Pihak Taiwan menyatakan tidak ada agency fee, namun itu merupakan jasa perusahaan untuk memberikan pelayanan kepada PMI yang sifatnya fleksibel. Mengenai ini, BP2MI akan serius dan membahas lebih lanjut dengan pihak Taiwan.
Mengenai pembebasan biaya penempatan, Benny menyampaikan bahwa peraturan tersebut merupakan bentuk tanggung jawab BP2MI terhadap UU 18/2017 tentang Perlindungan Pekerja Migran Indonesia, khususnya pada Pasal 30 terkait pembebasan biaya penempatan bagi Calon Pekerja Migran Indonesia.
“Peraturan tentang pembebasan biaya penempatan ini bertujuan untuk meringankan beban yang selama ini ditanggung oleh para Calon PMI. Saya juga ingin meluruskan bahwa biaya-biaya yang dibebaskan itu tidak dibebankan kepada user atau pengguna, namun kepada pemerintah daerah (pemda) di Indonesia, yang mencakup biaya pelatihan dan uji kompetensi,” tambah Benny.
BP2MI dijelaskan oleh Benny, telah melahirkan memiliki 2 skema antisipasi hal tersebut, yaitu dengan ditanggung seluruhnya oleh Pemda atau bisa juga menyiapkan pinjaman lunak langsung dari perbankan kepada Calon PMI dengan memastikan bahwa yang bersangkutanlah yang langsung melakukan peminjaman.
“Saya sudah menyampaikan hal ini kepada Pemda melalui sosialisasi ke berbagai daerah. Kami sudah mulai dari Provinsi Jawa Timur, Lampung, NTB, Jawa Barat, dan besok akan ada di Jawa Tengah.

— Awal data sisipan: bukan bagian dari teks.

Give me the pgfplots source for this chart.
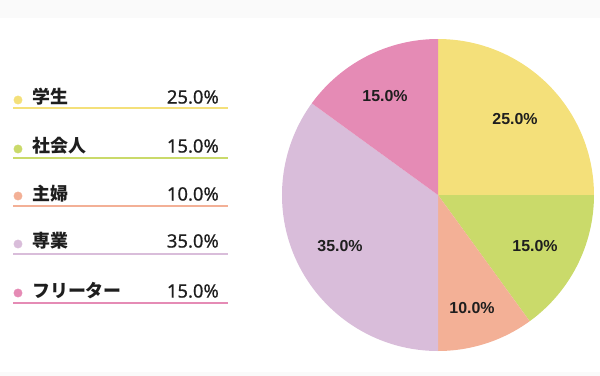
\documentclass[border=0pt]{standalone}
\usepackage{fontspec}
\usepackage{pgfplots}
\pgfplotsset{compat=1.18}
\setmainfont{Liberation Sans}
\newfontfamily\jp{Noto Sans CJK JP}
\newfontfamily\num{Noto Sans}[FakeBold=0.6]
\definecolor{cA}{HTML}{F4E07A}
\definecolor{cB}{HTML}{CADA6A}
\definecolor{cC}{HTML}{F3B096}
\definecolor{cD}{HTML}{D9BDDA}
\definecolor{cE}{HTML}{E58BB5}
\definecolor{txt}{HTML}{1E1E1E}
\begin{document}
\begin{tikzpicture}
\useasboundingbox (0,0) rectangle (600bp,376bp);
\begin{axis}[at={(0,0)}, anchor=south west, width=600bp, height=376bp, scale only axis,
  xmin=0, xmax=600, ymin=0, ymax=376, y dir=reverse, hide axis, clip=false]
% background bands
\fill[black!2] (axis cs:0,0) rectangle (axis cs:600,18);
\fill[black!2] (axis cs:0,372) rectangle (axis cs:600,376);
% pie: values 25, 15, 10, 35, 15 (percent), clockwise from top
\fill[cA] (axis cs:438,195) -- ++(90:156bp) arc[start angle=90, delta angle=-25*3.6, radius=156bp] -- cycle;
\fill[cB] (axis cs:438,195) -- ++(0:156bp) arc[start angle=0, delta angle=-15*3.6, radius=156bp] -- cycle;
\fill[cC] (axis cs:438,195) -- ++(-54:156bp) arc[start angle=-54, delta angle=-10*3.6, radius=156bp] -- cycle;
\fill[cD] (axis cs:438,195) -- ++(-90:156bp) arc[start angle=-90, delta angle=-35*3.6, radius=156bp] -- cycle;
\fill[cE] (axis cs:438,195) -- ++(-216:156bp) arc[start angle=-216, delta angle=-15*3.6, radius=156bp] -- cycle;
% pie labels
\begin{scope}[every node/.style={font=\bfseries\fontsize{16}{16}\selectfont, text=txt}]
\node at (axis cs:515,119) {25.0\%};
\node at (axis cs:535,246) {15.0\%};
\node at (axis cs:472,308) {10.0\%};
\node at (axis cs:340,246) {35.0\%};
\node at (axis cs:385,96) {15.0\%};
\end{scope}
% legend underlines
\addplot[cA, line width=1.6bp] coordinates {(13,108) (228,108)};
\addplot[cB, line width=1.6bp] coordinates {(13,158) (228,158)};
\addplot[cC, line width=1.6bp] coordinates {(13,206) (228,206)};
\addplot[cD, line width=1.6bp] coordinates {(13,254) (228,254)};
\addplot[cE, line width=1.6bp] coordinates {(13,303) (228,303)};
% legend dots
\addplot[only marks, mark=*, mark size=4.2bp, color=cA] coordinates {(18,100)};
\addplot[only marks, mark=*, mark size=4.2bp, color=cB] coordinates {(18,149)};
\addplot[only marks, mark=*, mark size=4.2bp, color=cC] coordinates {(18,196)};
\addplot[only marks, mark=*, mark size=4.2bp, color=cD] coordinates {(18,244)};
\addplot[only marks, mark=*, mark size=4.2bp, color=cE] coordinates {(18,293)};
% legend labels
\begin{scope}[every node/.style={anchor=west, inner sep=0pt, font=\jp\bfseries\fontsize{18}{18}\selectfont, text=txt}]
\node at (axis cs:32,97) {学生};
\node at (axis cs:32,146) {社会人};
\node at (axis cs:32,194) {主婦};
\node at (axis cs:32,241) {専業};
\node at (axis cs:32,291) {フリーター};
\end{scope}
\begin{scope}[every node/.style={anchor=east, inner sep=0pt, font=\num\fontsize{18.5}{18}\selectfont, text=txt}]
\node at (axis cs:219,97) {25.0\%};
\node at (axis cs:219,146) {15.0\%};
\node at (axis cs:219,194) {10.0\%};
\node at (axis cs:219,241) {35.0\%};
\node at (axis cs:219,291) {15.0\%};
\end{scope}
\end{axis}
\end{tikzpicture}
\end{document}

Semuanya adalah daerah kantong PMI,” tutur Benny.
Ke depannya akan diadakan lagi pertemuan dengan pihak Taiwan yang diharapkan mendapatkan kepastian tentang waktu dibukanya kembali penempatan PMI ke Taiwan.
“Saya sampaikan juga bahwa hubungan Indonesia dengan Taiwan harus setara, sejajar, dan saling menghormati, karena kita sama-sama saling membutuhkan,” tutup Benny.